## BEGIN
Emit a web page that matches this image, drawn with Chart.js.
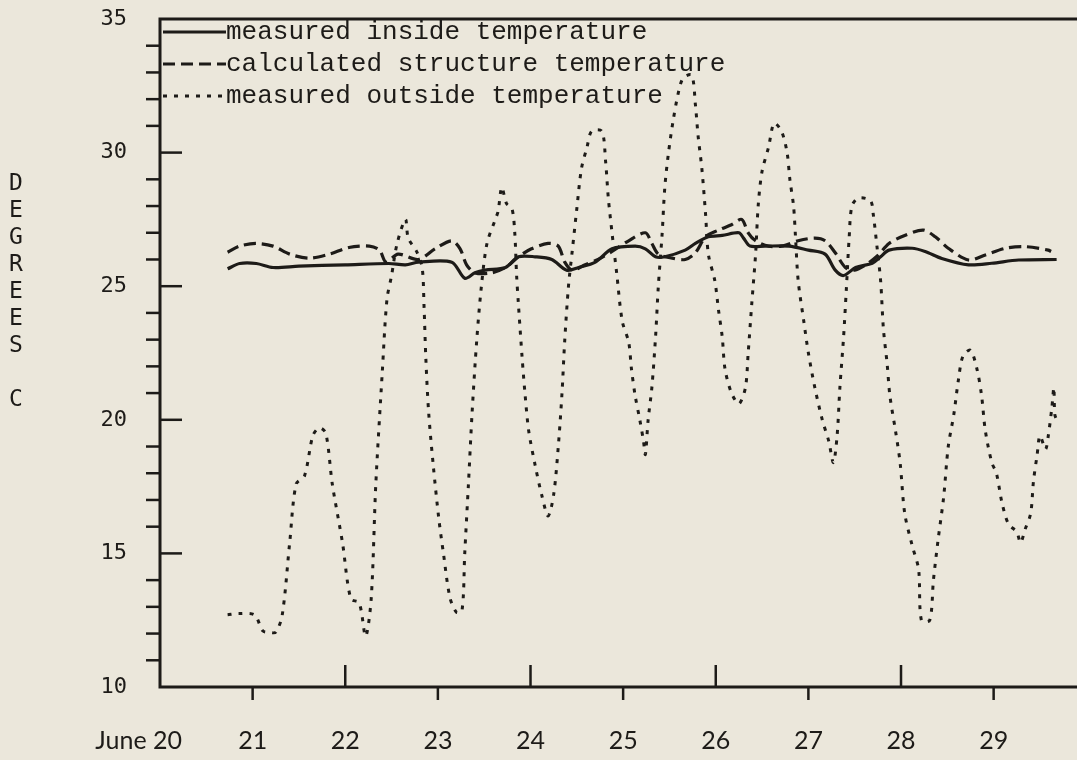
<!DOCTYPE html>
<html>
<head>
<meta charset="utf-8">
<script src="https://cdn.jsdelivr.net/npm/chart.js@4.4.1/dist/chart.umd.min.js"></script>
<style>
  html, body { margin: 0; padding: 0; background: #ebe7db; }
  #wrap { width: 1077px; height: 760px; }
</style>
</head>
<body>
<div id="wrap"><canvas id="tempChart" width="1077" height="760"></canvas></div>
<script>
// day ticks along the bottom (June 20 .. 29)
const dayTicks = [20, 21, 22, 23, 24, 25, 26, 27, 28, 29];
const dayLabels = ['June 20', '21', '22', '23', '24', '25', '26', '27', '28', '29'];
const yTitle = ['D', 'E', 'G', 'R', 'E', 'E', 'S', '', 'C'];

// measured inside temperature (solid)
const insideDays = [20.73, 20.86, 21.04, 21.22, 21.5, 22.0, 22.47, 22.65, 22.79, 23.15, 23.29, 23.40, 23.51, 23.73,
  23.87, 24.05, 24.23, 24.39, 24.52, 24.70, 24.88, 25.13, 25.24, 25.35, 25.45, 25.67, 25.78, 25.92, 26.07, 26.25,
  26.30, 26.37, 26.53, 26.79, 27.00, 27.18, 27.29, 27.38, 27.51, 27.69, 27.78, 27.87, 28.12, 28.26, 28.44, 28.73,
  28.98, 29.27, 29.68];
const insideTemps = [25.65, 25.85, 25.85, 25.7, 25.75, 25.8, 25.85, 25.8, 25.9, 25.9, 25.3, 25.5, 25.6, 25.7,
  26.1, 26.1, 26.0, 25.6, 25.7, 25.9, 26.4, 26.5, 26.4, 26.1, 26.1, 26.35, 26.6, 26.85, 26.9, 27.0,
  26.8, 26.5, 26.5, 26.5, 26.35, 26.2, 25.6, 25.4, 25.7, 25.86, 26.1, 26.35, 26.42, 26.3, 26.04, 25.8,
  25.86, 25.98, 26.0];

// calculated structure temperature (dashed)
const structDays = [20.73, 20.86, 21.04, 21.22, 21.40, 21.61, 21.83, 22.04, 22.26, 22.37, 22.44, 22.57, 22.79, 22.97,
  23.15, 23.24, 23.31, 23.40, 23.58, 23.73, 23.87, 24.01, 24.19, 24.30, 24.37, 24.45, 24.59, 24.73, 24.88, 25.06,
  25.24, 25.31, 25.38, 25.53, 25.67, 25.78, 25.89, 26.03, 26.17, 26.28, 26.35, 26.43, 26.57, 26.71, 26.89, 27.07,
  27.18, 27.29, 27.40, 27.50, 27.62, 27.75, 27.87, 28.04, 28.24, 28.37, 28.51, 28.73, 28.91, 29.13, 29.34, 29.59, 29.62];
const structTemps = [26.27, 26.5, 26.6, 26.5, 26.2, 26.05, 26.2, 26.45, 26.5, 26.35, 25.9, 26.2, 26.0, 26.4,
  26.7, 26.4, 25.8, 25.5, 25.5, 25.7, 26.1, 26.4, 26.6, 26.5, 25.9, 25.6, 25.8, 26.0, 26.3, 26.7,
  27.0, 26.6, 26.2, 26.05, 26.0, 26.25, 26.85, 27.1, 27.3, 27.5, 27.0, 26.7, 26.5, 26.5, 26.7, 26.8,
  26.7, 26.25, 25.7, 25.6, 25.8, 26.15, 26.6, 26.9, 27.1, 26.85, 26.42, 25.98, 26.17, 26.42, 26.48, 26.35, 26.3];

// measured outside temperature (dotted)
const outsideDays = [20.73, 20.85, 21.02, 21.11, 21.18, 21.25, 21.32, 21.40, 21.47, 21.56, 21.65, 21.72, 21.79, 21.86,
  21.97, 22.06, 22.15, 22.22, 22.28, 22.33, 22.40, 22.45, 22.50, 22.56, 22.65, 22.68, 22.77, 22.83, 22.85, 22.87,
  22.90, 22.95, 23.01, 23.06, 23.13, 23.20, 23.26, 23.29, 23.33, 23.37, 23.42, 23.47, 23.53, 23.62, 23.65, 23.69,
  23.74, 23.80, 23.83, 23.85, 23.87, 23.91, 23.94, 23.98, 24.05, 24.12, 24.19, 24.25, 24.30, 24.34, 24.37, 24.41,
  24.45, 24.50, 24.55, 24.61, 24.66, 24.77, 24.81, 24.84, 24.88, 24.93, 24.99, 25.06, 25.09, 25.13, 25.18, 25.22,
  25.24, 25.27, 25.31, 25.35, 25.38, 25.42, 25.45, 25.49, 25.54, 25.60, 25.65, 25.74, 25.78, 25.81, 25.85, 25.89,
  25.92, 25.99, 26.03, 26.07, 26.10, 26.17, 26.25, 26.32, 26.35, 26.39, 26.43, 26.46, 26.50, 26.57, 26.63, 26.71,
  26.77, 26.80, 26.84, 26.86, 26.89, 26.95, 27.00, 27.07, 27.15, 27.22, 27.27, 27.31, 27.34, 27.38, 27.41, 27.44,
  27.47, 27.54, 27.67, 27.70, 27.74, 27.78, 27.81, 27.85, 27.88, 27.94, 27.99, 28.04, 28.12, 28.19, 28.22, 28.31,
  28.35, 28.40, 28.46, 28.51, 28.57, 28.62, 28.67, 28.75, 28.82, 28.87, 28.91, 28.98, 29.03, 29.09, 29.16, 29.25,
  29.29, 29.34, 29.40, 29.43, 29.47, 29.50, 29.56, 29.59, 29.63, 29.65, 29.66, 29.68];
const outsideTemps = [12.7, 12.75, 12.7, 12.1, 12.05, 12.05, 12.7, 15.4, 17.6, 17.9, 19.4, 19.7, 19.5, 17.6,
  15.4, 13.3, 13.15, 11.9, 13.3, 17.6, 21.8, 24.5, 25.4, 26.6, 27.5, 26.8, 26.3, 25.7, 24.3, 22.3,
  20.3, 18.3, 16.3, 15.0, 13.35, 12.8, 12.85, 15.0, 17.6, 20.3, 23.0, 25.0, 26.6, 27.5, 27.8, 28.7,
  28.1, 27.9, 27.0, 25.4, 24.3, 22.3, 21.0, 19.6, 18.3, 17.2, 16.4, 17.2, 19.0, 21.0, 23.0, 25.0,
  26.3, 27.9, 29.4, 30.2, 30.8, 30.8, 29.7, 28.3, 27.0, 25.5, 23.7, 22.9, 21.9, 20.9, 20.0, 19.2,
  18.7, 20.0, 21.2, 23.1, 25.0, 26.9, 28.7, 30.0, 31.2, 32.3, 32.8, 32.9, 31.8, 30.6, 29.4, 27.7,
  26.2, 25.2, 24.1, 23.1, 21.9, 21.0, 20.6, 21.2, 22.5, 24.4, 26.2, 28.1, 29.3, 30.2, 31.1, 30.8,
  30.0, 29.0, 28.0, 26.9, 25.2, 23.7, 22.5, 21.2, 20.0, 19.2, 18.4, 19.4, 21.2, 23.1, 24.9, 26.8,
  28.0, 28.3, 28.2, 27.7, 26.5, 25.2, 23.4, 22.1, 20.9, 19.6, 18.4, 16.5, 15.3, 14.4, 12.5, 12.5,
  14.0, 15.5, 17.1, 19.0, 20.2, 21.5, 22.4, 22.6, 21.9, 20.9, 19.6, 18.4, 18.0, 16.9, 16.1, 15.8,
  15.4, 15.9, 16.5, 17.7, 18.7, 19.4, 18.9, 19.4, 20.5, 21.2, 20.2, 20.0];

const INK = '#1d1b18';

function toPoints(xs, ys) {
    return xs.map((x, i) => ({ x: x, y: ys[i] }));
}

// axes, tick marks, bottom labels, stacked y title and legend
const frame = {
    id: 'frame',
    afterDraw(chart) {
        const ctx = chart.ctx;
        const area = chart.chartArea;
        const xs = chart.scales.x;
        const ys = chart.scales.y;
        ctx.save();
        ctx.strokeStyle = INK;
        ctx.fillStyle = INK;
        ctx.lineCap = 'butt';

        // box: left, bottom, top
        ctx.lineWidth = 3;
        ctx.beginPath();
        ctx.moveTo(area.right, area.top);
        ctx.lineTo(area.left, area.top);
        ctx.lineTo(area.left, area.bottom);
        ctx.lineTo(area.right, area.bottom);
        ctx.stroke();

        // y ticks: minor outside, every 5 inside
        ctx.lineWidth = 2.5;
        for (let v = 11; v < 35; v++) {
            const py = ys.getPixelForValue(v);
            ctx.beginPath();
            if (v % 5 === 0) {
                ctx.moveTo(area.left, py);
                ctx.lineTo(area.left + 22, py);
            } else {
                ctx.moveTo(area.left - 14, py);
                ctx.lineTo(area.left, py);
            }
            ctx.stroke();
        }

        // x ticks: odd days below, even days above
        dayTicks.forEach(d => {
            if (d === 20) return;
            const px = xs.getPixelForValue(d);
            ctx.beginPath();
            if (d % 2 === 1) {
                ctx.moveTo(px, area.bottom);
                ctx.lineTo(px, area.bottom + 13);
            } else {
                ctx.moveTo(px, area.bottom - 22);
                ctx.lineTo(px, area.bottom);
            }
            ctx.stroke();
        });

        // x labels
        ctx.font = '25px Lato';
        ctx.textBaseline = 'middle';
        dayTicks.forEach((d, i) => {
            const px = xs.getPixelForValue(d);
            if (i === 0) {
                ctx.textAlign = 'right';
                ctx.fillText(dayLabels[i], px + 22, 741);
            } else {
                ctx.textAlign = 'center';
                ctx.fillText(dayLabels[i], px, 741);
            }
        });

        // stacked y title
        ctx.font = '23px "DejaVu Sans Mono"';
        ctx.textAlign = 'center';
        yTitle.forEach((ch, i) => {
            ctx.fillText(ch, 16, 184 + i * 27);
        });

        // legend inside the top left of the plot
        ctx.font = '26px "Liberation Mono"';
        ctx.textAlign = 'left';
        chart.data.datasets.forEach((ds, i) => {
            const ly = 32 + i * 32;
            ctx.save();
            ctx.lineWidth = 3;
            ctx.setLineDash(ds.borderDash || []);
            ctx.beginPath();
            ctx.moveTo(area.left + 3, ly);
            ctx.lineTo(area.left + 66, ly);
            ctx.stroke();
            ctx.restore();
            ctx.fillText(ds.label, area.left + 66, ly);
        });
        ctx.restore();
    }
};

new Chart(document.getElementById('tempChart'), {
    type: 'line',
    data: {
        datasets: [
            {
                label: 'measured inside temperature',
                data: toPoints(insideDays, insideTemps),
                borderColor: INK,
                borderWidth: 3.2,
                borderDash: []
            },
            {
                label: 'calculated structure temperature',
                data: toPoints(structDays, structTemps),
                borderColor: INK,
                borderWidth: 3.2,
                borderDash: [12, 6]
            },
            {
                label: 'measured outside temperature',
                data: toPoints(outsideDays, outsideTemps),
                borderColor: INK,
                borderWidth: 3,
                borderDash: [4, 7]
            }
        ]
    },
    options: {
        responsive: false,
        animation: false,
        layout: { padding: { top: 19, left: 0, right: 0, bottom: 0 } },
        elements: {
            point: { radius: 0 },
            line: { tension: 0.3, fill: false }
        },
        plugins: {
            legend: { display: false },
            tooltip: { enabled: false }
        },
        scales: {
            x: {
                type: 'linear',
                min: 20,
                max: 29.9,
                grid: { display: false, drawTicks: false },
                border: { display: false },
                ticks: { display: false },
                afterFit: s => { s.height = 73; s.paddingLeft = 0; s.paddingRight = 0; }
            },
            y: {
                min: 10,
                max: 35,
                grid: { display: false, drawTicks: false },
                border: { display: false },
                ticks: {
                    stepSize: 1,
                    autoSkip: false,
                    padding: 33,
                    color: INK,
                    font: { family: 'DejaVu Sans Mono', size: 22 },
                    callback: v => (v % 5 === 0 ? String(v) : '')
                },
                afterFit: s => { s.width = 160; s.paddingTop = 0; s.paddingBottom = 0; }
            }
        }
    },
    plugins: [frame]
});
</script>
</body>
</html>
## END
▸ TASK DESCRIPTION: Repeat exactly and only the lines from the start of the data above through the line that holds "25.86, 25.98, 26.0];", inclusive. Pictures do not belong in the copy.

▸ TASK OUTPUT:
Emit a web page that matches this image, drawn with Chart.js.
<!DOCTYPE html>
<html>
<head>
<meta charset="utf-8">
<script src="https://cdn.jsdelivr.net/npm/chart.js@4.4.1/dist/chart.umd.min.js"></script>
<style>
  html, body { margin: 0; padding: 0; background: #ebe7db; }
  #wrap { width: 1077px; height: 760px; }
</style>
</head>
<body>
<div id="wrap"><canvas id="tempChart" width="1077" height="760"></canvas></div>
<script>
// day ticks along the bottom (June 20 .. 29)
const dayTicks = [20, 21, 22, 23, 24, 25, 26, 27, 28, 29];
const dayLabels = ['June 20', '21', '22', '23', '24', '25', '26', '27', '28', '29'];
const yTitle = ['D', 'E', 'G', 'R', 'E', 'E', 'S', '', 'C'];

// measured inside temperature (solid)
const insideDays = [20.73, 20.86, 21.04, 21.22, 21.5, 22.0, 22.47, 22.65, 22.79, 23.15, 23.29, 23.40, 23.51, 23.73,
  23.87, 24.05, 24.23, 24.39, 24.52, 24.70, 24.88, 25.13, 25.24, 25.35, 25.45, 25.67, 25.78, 25.92, 26.07, 26.25,
  26.30, 26.37, 26.53, 26.79, 27.00, 27.18, 27.29, 27.38, 27.51, 27.69, 27.78, 27.87, 28.12, 28.26, 28.44, 28.73,
  28.98, 29.27, 29.68];
const insideTemps = [25.65, 25.85, 25.85, 25.7, 25.75, 25.8, 25.85, 25.8, 25.9, 25.9, 25.3, 25.5, 25.6, 25.7,
  26.1, 26.1, 26.0, 25.6, 25.7, 25.9, 26.4, 26.5, 26.4, 26.1, 26.1, 26.35, 26.6, 26.85, 26.9, 27.0,
  26.8, 26.5, 26.5, 26.5, 26.35, 26.2, 25.6, 25.4, 25.7, 25.86, 26.1, 26.35, 26.42, 26.3, 26.04, 25.8,
  25.86, 25.98, 26.0];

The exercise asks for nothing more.